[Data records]
———

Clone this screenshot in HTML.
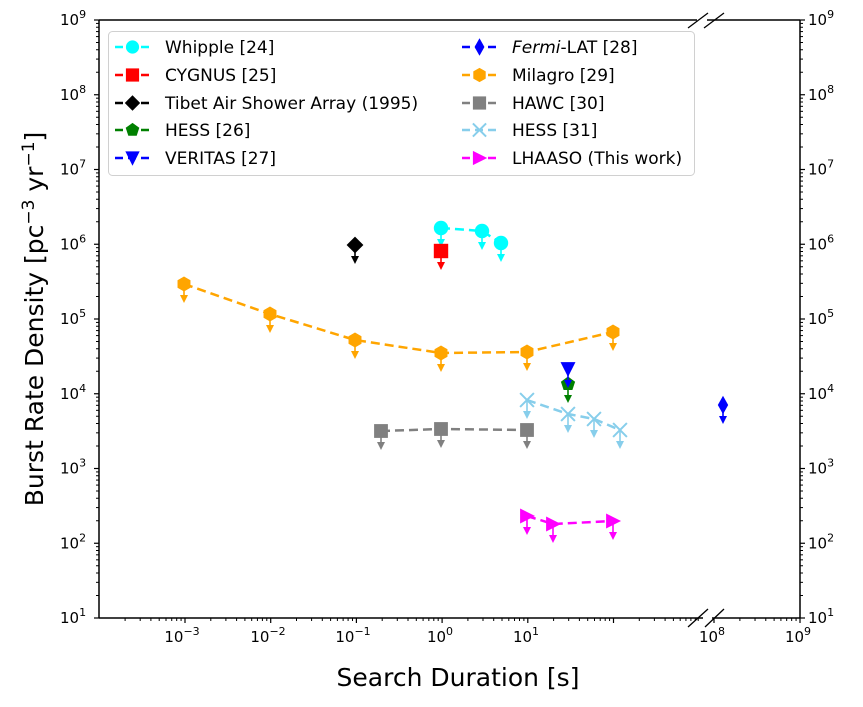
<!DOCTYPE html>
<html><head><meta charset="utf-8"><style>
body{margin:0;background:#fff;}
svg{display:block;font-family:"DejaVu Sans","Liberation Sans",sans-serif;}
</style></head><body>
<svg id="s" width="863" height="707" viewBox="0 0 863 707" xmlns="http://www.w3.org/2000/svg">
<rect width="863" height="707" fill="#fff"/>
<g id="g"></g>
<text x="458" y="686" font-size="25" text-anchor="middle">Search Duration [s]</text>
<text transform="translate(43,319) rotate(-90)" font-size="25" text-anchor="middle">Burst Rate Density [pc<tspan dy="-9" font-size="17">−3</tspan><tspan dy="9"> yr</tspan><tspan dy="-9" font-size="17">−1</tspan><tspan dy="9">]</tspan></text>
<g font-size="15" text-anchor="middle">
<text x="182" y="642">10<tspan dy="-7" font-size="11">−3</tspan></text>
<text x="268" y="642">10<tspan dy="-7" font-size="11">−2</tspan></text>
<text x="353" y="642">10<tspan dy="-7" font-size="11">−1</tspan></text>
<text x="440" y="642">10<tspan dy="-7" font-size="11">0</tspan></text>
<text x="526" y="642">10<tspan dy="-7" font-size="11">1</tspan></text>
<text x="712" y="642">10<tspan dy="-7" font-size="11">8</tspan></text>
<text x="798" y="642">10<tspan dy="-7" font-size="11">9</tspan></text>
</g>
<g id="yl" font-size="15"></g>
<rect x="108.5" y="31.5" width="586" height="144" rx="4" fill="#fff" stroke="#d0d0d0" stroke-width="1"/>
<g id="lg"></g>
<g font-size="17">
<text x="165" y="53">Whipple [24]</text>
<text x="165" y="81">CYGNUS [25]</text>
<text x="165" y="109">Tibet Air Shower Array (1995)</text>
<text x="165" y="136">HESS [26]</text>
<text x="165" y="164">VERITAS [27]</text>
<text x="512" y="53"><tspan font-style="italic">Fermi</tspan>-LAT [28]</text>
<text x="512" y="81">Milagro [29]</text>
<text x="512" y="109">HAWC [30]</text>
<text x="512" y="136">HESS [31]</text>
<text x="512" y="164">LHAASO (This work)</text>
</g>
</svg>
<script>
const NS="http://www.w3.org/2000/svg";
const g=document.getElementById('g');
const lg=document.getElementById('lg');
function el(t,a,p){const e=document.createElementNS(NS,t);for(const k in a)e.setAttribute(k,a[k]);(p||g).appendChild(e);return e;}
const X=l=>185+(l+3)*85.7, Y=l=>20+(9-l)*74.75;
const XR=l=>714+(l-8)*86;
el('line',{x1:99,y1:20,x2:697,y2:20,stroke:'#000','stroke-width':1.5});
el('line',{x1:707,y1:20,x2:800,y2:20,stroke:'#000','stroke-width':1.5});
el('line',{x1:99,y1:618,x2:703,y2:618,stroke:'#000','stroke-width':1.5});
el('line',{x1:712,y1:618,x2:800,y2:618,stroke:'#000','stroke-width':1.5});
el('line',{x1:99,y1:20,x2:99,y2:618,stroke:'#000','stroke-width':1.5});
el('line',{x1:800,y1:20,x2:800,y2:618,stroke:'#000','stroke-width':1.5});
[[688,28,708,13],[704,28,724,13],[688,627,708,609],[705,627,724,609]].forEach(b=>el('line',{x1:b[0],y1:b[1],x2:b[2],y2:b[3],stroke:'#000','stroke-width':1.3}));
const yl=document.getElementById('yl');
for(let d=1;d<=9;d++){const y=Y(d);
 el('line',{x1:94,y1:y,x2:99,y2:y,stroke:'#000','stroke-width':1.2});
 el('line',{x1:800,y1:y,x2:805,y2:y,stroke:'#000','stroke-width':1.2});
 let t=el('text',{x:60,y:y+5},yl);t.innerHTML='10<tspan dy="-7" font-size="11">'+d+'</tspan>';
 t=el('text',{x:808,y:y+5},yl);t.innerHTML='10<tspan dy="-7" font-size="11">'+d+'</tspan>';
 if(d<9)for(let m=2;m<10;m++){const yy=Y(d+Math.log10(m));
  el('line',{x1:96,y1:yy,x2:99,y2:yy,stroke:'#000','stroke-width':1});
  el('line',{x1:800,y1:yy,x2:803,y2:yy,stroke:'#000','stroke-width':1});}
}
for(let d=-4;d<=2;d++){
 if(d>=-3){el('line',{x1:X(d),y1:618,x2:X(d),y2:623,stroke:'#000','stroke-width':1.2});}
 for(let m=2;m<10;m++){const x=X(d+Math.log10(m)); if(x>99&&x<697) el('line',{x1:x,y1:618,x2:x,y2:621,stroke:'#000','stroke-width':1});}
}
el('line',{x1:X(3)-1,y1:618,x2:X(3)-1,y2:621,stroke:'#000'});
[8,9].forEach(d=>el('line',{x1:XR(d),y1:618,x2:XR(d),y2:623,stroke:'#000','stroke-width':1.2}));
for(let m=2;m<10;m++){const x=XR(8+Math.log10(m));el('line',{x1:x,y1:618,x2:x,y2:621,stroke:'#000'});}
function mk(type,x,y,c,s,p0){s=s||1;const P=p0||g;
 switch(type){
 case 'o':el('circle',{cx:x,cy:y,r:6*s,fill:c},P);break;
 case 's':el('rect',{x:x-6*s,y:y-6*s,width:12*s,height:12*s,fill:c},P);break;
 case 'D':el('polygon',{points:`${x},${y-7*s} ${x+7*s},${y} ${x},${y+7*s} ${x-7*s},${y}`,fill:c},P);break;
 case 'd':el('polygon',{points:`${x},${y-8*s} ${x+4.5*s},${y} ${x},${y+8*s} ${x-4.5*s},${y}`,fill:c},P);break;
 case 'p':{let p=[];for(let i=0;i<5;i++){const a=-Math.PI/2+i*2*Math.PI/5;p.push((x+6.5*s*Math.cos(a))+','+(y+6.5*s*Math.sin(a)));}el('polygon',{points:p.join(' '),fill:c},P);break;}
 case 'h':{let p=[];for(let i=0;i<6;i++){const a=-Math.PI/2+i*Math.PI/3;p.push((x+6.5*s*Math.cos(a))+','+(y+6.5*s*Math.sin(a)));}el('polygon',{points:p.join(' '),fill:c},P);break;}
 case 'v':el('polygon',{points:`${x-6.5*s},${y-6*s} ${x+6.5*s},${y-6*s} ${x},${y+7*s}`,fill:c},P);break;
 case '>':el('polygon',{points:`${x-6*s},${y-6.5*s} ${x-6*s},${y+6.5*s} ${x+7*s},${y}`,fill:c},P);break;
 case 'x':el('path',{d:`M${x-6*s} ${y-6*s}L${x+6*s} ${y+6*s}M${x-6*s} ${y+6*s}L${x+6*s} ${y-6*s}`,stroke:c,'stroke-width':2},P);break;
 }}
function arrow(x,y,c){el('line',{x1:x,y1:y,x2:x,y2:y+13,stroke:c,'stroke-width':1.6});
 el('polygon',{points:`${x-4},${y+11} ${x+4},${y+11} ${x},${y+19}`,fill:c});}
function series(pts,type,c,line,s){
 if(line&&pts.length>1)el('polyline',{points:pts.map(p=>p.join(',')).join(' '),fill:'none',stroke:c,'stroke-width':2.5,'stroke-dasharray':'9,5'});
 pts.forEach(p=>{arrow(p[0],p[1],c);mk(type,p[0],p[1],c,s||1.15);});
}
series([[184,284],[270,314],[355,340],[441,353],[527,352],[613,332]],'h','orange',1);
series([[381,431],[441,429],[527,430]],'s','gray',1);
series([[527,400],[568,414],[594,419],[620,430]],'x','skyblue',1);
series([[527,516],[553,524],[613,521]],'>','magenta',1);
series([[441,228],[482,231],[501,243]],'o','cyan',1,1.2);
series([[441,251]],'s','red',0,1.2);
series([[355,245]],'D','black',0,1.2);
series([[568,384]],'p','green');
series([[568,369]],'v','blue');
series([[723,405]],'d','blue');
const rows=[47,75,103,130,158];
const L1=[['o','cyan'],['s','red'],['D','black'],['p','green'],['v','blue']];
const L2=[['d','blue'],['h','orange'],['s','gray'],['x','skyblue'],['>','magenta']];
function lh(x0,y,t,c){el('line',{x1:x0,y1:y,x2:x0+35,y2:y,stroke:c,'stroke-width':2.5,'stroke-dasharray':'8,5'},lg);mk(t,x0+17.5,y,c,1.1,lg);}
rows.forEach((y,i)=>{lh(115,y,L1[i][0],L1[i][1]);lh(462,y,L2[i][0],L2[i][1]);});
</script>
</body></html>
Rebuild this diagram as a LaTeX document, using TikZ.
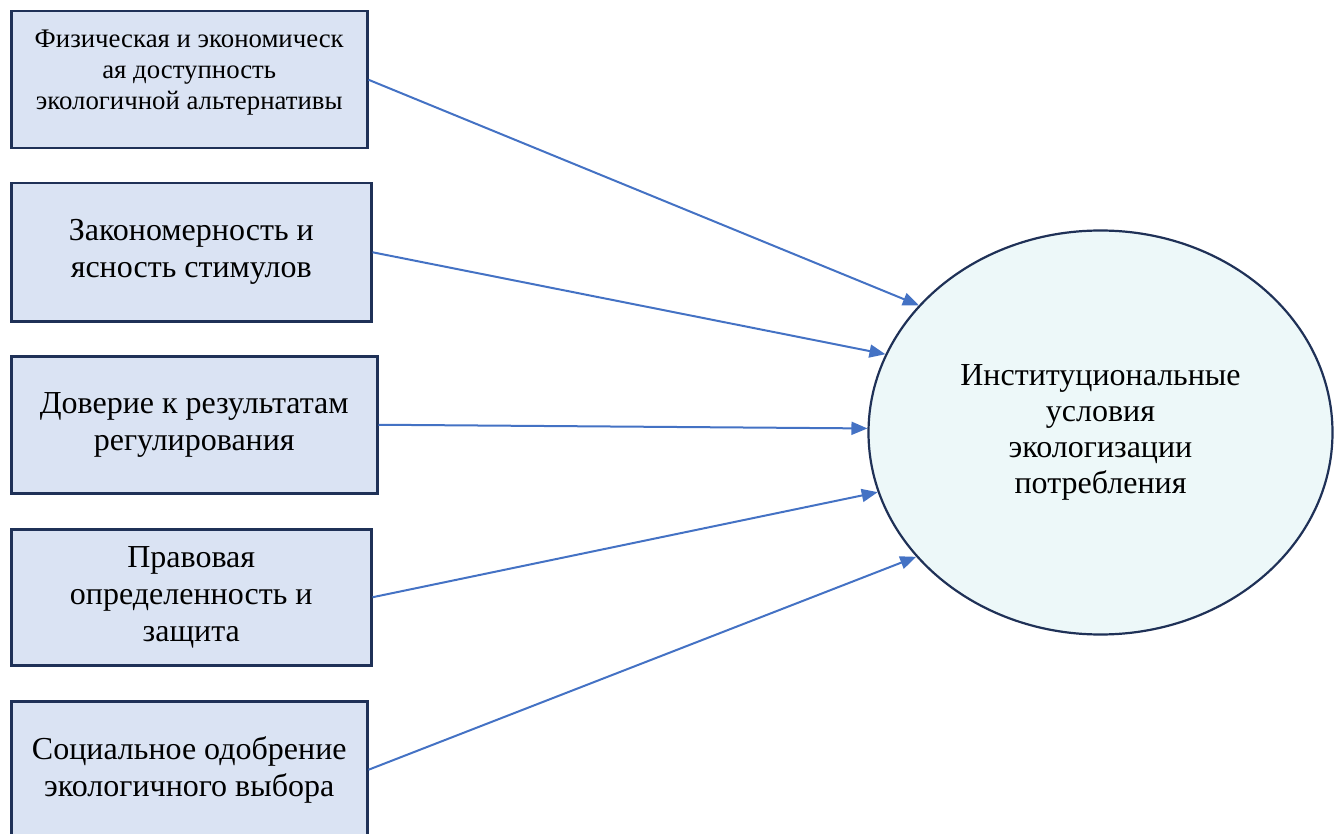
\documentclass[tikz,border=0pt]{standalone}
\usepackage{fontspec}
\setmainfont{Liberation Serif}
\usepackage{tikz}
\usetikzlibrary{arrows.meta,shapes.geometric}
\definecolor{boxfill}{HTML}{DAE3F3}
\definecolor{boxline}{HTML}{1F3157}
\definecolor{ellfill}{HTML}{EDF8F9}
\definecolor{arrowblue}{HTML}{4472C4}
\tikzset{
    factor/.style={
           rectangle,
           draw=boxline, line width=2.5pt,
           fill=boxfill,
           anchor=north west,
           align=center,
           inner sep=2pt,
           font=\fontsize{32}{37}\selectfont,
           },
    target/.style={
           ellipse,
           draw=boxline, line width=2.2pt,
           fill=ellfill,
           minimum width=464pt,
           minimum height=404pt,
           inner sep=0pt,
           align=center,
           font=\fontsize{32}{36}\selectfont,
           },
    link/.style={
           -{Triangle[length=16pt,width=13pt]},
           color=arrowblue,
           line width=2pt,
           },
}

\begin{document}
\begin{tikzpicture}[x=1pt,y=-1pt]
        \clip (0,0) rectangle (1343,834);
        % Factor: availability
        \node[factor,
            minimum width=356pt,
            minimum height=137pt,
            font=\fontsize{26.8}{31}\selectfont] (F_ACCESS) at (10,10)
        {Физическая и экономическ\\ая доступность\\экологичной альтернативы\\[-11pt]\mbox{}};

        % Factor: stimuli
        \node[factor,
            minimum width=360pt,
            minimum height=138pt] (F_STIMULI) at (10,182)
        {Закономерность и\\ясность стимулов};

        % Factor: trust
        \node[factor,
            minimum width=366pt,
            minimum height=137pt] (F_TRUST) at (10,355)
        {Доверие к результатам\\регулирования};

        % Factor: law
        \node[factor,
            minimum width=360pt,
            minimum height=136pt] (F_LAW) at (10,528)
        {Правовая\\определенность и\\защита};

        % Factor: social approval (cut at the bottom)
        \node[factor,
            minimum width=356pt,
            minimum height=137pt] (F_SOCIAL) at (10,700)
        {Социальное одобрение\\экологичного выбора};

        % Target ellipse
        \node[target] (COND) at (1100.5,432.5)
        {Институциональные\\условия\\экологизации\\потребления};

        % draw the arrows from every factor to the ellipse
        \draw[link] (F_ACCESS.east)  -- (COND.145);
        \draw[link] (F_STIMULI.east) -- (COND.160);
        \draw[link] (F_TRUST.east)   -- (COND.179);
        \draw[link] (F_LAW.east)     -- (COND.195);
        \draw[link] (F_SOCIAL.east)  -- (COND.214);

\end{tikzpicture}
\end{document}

———

### Task
Your task is to reproduce only the lines from the one with "Rebuild this diagram" through the one with "и экономическ\\ая доступность\\экологичной", keeping both ends. Skip every picture.

### Full response
Rebuild this diagram as a LaTeX document, using TikZ.
\documentclass[tikz,border=0pt]{standalone}
\usepackage{fontspec}
\setmainfont{Liberation Serif}
\usepackage{tikz}
\usetikzlibrary{arrows.meta,shapes.geometric}
\definecolor{boxfill}{HTML}{DAE3F3}
\definecolor{boxline}{HTML}{1F3157}
\definecolor{ellfill}{HTML}{EDF8F9}
\definecolor{arrowblue}{HTML}{4472C4}
\tikzset{
    factor/.style={
           rectangle,
           draw=boxline, line width=2.5pt,
           fill=boxfill,
           anchor=north west,
           align=center,
           inner sep=2pt,
           font=\fontsize{32}{37}\selectfont,
           },
    target/.style={
           ellipse,
           draw=boxline, line width=2.2pt,
           fill=ellfill,
           minimum width=464pt,
           minimum height=404pt,
           inner sep=0pt,
           align=center,
           font=\fontsize{32}{36}\selectfont,
           },
    link/.style={
           -{Triangle[length=16pt,width=13pt]},
           color=arrowblue,
           line width=2pt,
           },
}

\begin{document}
\begin{tikzpicture}[x=1pt,y=-1pt]
        \clip (0,0) rectangle (1343,834);
        % Factor: availability
        \node[factor,
            minimum width=356pt,
            minimum height=137pt,
            font=\fontsize{26.8}{31}\selectfont] (F_ACCESS) at (10,10)
        {Физическая и экономическ\\ая доступность\\экологичной альтернативы\\[-11pt]\mbox{}};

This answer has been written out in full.